Bom exemplo de livro apócrifo, Apócrifo de Tiago é atribuído a Tiago, que escreve a destinatário cujo nome é desconhecido, a não ser que se trate de Cerinto (cf. p. 18), já que o papiro mutilado permite ainda perceber um (Cerin)thos. Nesta segunda epístola que lhe endereça, Tiago relata a seu correspondente a conversação que ele e Pedro tiveram com o Salvador no espaço de tempo dos 550 (!) dias que separam a ressurreição da ascensão. O diálogo é construído segundo o gênero literário bastante conhecido na Antiguidade das perguntas (dos apóstolos) e respostas (do Salvador). Esse método literário é muito utilizado nos textos de Nag Hammadi (Apócrifo de João; Livro de Tomé o atleta; Evangelho de Maria; Apocalipse de Paulo; Primeiro Apocalipse de Tiago; Sabedoria de Jesus Cristo, entre outros), visando a transmitir uma revelação, geralmente secreta (apócrifa), a alguns iniciados. As perguntas não têm outra função senão a de suscitar o discurso do Salvador, permitindo-lhe expor a doutrina gnóstica, como mestre absoluto. Com efeito, Pedro intervém apenas duas vezes e Tiago quatro vezes nesse diálogo, o que demonstra claramente que suas perguntas são apenas pretexto para a transmissão magisterial da doutrina.

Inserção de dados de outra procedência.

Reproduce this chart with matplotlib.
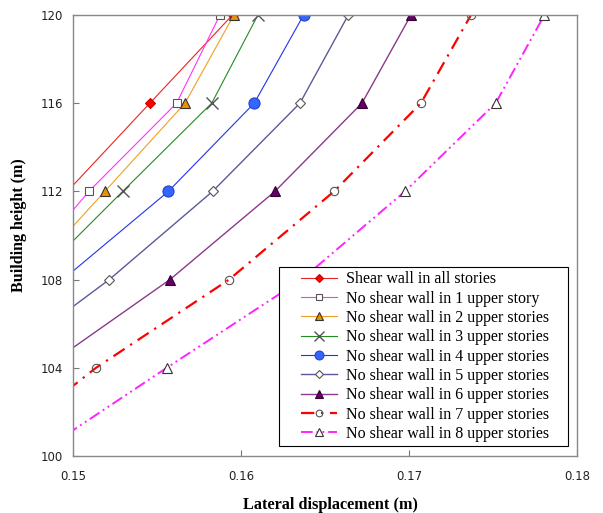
import matplotlib
matplotlib.use("Agg")
import matplotlib.pyplot as plt
from matplotlib.patches import Rectangle

# storey heights (m) where displacements were sampled
heights = [96, 100, 104, 108, 112, 116, 120]

# lateral displacement (m) per wall configuration, same order as heights
disp_all = [0.1300, 0.1349, 0.1398, 0.14475, 0.14967, 0.15458, 0.15950]
disp_1 = [0.1330, 0.1375, 0.1420, 0.14650, 0.15095, 0.15617, 0.15875]
disp_2 = [0.1327, 0.1375, 0.1423, 0.14710, 0.15190, 0.15667, 0.15958]
disp_3 = [0.1321, 0.1373, 0.1425, 0.14770, 0.15296, 0.15826, 0.16101]
disp_4 = [0.1334, 0.1389, 0.1444, 0.14940, 0.15568, 0.16079, 0.16373]
disp_5 = [0.1340, 0.1395, 0.1451, 0.15216, 0.15831, 0.16351, 0.16639]
disp_6 = [0.1369, 0.1426, 0.1483, 0.15577, 0.16202, 0.16720, 0.17012]
disp_7 = [0.1380, 0.1447, 0.15137, 0.15929, 0.16554, 0.17071, 0.17369]
disp_8 = [0.1397, 0.1477, 0.15558, 0.16360, 0.16976, 0.17516, 0.17806]

labels = ["Shear wall in all stories",
          "No shear wall in 1 upper story",
          "No shear wall in 2 upper stories",
          "No shear wall in 3 upper stories",
          "No shear wall in 4 upper stories",
          "No shear wall in 5 upper stories",
          "No shear wall in 6 upper stories",
          "No shear wall in 7 upper stories",
          "No shear wall in 8 upper stories"]

series = [disp_all, disp_1, disp_2, disp_3, disp_4, disp_5, disp_6, disp_7, disp_8]

styles = [
    dict(color="#ee2222", marker="D", ms=5, mfc="#ff0000", mec="#cc0000", lw=0.8, ls="-"),
    dict(color="#ff33ff", marker="s", ms=6, mfc="white", mec="#555555", lw=0.8, ls="-"),
    dict(color="#f0a020", marker="^", ms=7, mfc="#f09000", mec="#333333", lw=0.8, ls="-"),
    dict(color="#228b22", marker="x", ms=9, mfc="none", mec="#555555", lw=0.8, ls="-", mew=1.0),
    dict(color="#2233ee", marker="o", ms=8, mfc="#3366ff", mec="#2244cc", lw=0.8, ls="-"),
    dict(color="#5a5a9a", marker="D", ms=5.5, mfc="white", mec="#555555", lw=1.0, ls="-"),
    dict(color="#8a3a8a", marker="^", ms=7, mfc="#660066", mec="#330033", lw=1.0, ls="-"),
    dict(color="#ff0000", marker="o", ms=6, mfc="none", mec="#555555", lw=1.6, ls=(0, (6, 3, 1, 3))),
    dict(color="#ff22ff", marker="^", ms=7, mfc="white", mec="#333333", lw=1.4, ls=(0, (6, 2, 1, 2, 1, 2))),
]

plt.rcParams['font.family'] = ['Liberation Serif', 'DejaVu Serif']

fig = plt.figure(figsize=(6.03, 5.13), dpi=100)
ax = fig.add_axes([0.121, 0.111, 0.836, 0.860])

for vals, lab, st in zip(series, labels, styles):
    ax.plot(vals, heights, label=lab, color=st["color"], lw=st["lw"], ls=st["ls"],
            marker=st["marker"], ms=st["ms"], mfc=st["mfc"], mec=st["mec"],
            mew=st.get("mew", 0.8))

ax.set_xlim(0.15, 0.18)
ax.set_ylim(100, 120)
ax.set_xticks([0.15, 0.16, 0.17, 0.18])
ax.set_xticklabels(["0.15", "0.16", "0.17", "0.18"])
ax.set_yticks([100, 104, 108, 112, 116, 120])
ax.tick_params(direction="in", length=4, color="#777777", labelsize=8.5)
ax.tick_params(axis="x", pad=10)
ax.tick_params(axis="y", pad=7)
for lbl in ax.get_xticklabels() + ax.get_yticklabels():
    lbl.set_family("DejaVu Sans")
    lbl.set_color("#222222")
for sp in ax.spines.values():
    sp.set_color("#888888")
    sp.set_linewidth(1.0)

ax.set_xlabel("Lateral displacement (m)", fontsize=11.7, fontweight="bold")
ax.set_ylabel("Building height (m)", fontsize=11.5, fontweight="bold")
ax.xaxis.set_label_coords(0.511, -0.093)
ax.yaxis.set_label_coords(-0.091, 0.524)

# legend box is drawn separately so the side padding can be wider than top/bottom
box = Rectangle((0.409, 0.0227), 0.573, 0.406, transform=ax.transAxes,
                facecolor="white", edgecolor="black", lw=0.8, zorder=4)
ax.add_patch(box)
leg = ax.legend(loc="upper left", bbox_to_anchor=(0.452, 0.419), borderaxespad=0,
                fontsize=11.5, frameon=False, handlelength=2.25, labelspacing=0.21,
                borderpad=0, handletextpad=0.56, markerscale=0.8)
leg.set_zorder(5)

fig.savefig("out.png", dpi=100)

Embora o texto esteja mal conservado, a fórmula de endereçamento da epístola merece ser lida por seu sabor paulino (graça e paz):
(Paz da parte d’)a Paz, (Caridade da parte d’)a Caridade, Gr(aça da parte) da Graça, F(é da parte) da Fé, Vida da parte da Vida Santa (p. 1,2-8)
O Senhor chama Tiago e Pedro à parte (cf. Mc 5,37; 9,2; 14,33) e Tiago releva assim a importância e o segredo da mensagem recebida:
Já que tu me pediste um ensinamento secreto que me foi revelado, como também a Pedro, pelo Senhor, não pude recusá-lo, mas também não pude dizer-te de viva voz. Assim, eu o transcrevi em hebraico e enviei-o a ti, mas somente a ti. Mas, como tu és servidor da salvação dos santos, sê vigilante e abstém-te de transmitir a outros este escrito que o Salvador não quis transmitir sequer a nós todos, seus discípulos (p. 1,8-25).
Essa insistência no segredo da revelação e em sua expressão em língua tão sagrada quanto velada como o hebraico, bem como nos seus receptores privilegiados (note-se que Tiago é colocado antes de Pedro, cf. Gl 2,9), caracteriza boa parte da literatura gnóstica, reservada a uma elite de homens salvos, os “santos”.